-- start DATASET SECTION --

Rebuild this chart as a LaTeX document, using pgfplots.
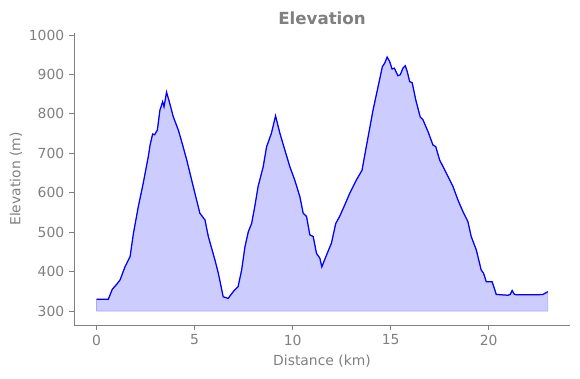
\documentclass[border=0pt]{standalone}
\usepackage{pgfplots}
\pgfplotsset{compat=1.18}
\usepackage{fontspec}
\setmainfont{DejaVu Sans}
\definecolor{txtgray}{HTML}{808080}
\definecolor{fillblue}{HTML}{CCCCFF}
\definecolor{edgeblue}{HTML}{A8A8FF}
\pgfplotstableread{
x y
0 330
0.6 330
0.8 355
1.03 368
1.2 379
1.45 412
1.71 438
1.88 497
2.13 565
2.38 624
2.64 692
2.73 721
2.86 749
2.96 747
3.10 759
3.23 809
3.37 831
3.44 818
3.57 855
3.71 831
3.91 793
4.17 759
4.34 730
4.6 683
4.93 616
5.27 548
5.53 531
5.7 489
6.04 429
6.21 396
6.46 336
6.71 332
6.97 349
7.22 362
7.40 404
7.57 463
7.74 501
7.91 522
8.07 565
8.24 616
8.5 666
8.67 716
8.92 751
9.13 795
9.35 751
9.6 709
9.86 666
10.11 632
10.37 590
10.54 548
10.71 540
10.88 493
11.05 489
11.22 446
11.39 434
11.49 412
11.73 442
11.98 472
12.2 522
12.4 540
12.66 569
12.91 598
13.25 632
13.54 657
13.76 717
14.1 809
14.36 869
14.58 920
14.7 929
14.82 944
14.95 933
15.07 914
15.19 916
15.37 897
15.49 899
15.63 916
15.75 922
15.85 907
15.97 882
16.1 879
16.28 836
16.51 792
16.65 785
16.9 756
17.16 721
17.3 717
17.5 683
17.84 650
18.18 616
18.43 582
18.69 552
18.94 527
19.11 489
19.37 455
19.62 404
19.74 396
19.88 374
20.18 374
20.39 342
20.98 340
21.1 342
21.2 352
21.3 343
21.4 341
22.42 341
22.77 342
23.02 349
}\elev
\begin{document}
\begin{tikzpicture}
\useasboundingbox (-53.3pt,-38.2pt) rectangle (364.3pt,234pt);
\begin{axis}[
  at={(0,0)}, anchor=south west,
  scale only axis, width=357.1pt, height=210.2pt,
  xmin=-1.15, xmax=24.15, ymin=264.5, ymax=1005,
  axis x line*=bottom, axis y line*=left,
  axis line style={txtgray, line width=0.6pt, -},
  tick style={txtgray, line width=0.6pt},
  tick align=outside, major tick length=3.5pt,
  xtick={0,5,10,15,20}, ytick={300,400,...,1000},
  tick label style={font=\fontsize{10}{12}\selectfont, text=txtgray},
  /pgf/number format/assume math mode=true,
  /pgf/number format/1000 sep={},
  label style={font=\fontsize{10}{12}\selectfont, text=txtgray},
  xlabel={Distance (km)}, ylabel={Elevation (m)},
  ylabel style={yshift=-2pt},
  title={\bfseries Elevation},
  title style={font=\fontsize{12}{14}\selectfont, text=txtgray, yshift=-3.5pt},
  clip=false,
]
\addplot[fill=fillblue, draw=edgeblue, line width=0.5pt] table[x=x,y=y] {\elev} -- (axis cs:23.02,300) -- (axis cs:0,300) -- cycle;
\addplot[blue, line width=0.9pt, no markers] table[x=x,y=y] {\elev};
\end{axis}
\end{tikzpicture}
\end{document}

-- end DATASET SECTION --

Reproduce the listing exactly. Leave its pictures out.

[ANSWER BELOW]
Rebuild this chart as a LaTeX document, using pgfplots.
\documentclass[border=0pt]{standalone}
\usepackage{pgfplots}
\pgfplotsset{compat=1.18}
\usepackage{fontspec}
\setmainfont{DejaVu Sans}
\definecolor{txtgray}{HTML}{808080}
\definecolor{fillblue}{HTML}{CCCCFF}
\definecolor{edgeblue}{HTML}{A8A8FF}
\pgfplotstableread{
x y
0 330
0.6 330
0.8 355
1.03 368
1.2 379
1.45 412
1.71 438
1.88 497
2.13 565
2.38 624
2.64 692
2.73 721
2.86 749
2.96 747
3.10 759
3.23 809
3.37 831
3.44 818
3.57 855
3.71 831
3.91 793
4.17 759
4.34 730
4.6 683
4.93 616
5.27 548
5.53 531
5.7 489
6.04 429
6.21 396
6.46 336
6.71 332
6.97 349
7.22 362
7.40 404
7.57 463
7.74 501
7.91 522
8.07 565
8.24 616
8.5 666
8.67 716
8.92 751
9.13 795
9.35 751
9.6 709
9.86 666
10.11 632
10.37 590
10.54 548
10.71 540
10.88 493
11.05 489
11.22 446
11.39 434
11.49 412
11.73 442
11.98 472
12.2 522
12.4 540
12.66 569
12.91 598
13.25 632
13.54 657
13.76 717
14.1 809
14.36 869
14.58 920
14.7 929
14.82 944
14.95 933
15.07 914
15.19 916
15.37 897
15.49 899
15.63 916
15.75 922
15.85 907
15.97 882
16.1 879
16.28 836
16.51 792
16.65 785
16.9 756
17.16 721
17.3 717
17.5 683
17.84 650
18.18 616
18.43 582
18.69 552
18.94 527
19.11 489
19.37 455
19.62 404
19.74 396
19.88 374
20.18 374
20.39 342
20.98 340
21.1 342
21.2 352
21.3 343
21.4 341
22.42 341
22.77 342
23.02 349
}\elev
\begin{document}
\begin{tikzpicture}
\useasboundingbox (-53.3pt,-38.2pt) rectangle (364.3pt,234pt);
\begin{axis}[
  at={(0,0)}, anchor=south west,
  scale only axis, width=357.1pt, height=210.2pt,
  xmin=-1.15, xmax=24.15, ymin=264.5, ymax=1005,
  axis x line*=bottom, axis y line*=left,
  axis line style={txtgray, line width=0.6pt, -},
  tick style={txtgray, line width=0.6pt},
  tick align=outside, major tick length=3.5pt,
  xtick={0,5,10,15,20}, ytick={300,400,...,1000},
  tick label style={font=\fontsize{10}{12}\selectfont, text=txtgray},
  /pgf/number format/assume math mode=true,
  /pgf/number format/1000 sep={},
  label style={font=\fontsize{10}{12}\selectfont, text=txtgray},
  xlabel={Distance (km)}, ylabel={Elevation (m)},
  ylabel style={yshift=-2pt},
  title={\bfseries Elevation},
  title style={font=\fontsize{12}{14}\selectfont, text=txtgray, yshift=-3.5pt},
  clip=false,
]
\addplot[fill=fillblue, draw=edgeblue, line width=0.5pt] table[x=x,y=y] {\elev} -- (axis cs:23.02,300) -- (axis cs:0,300) -- cycle;
\addplot[blue, line width=0.9pt, no markers] table[x=x,y=y] {\elev};
\end{axis}
\end{tikzpicture}
\end{document}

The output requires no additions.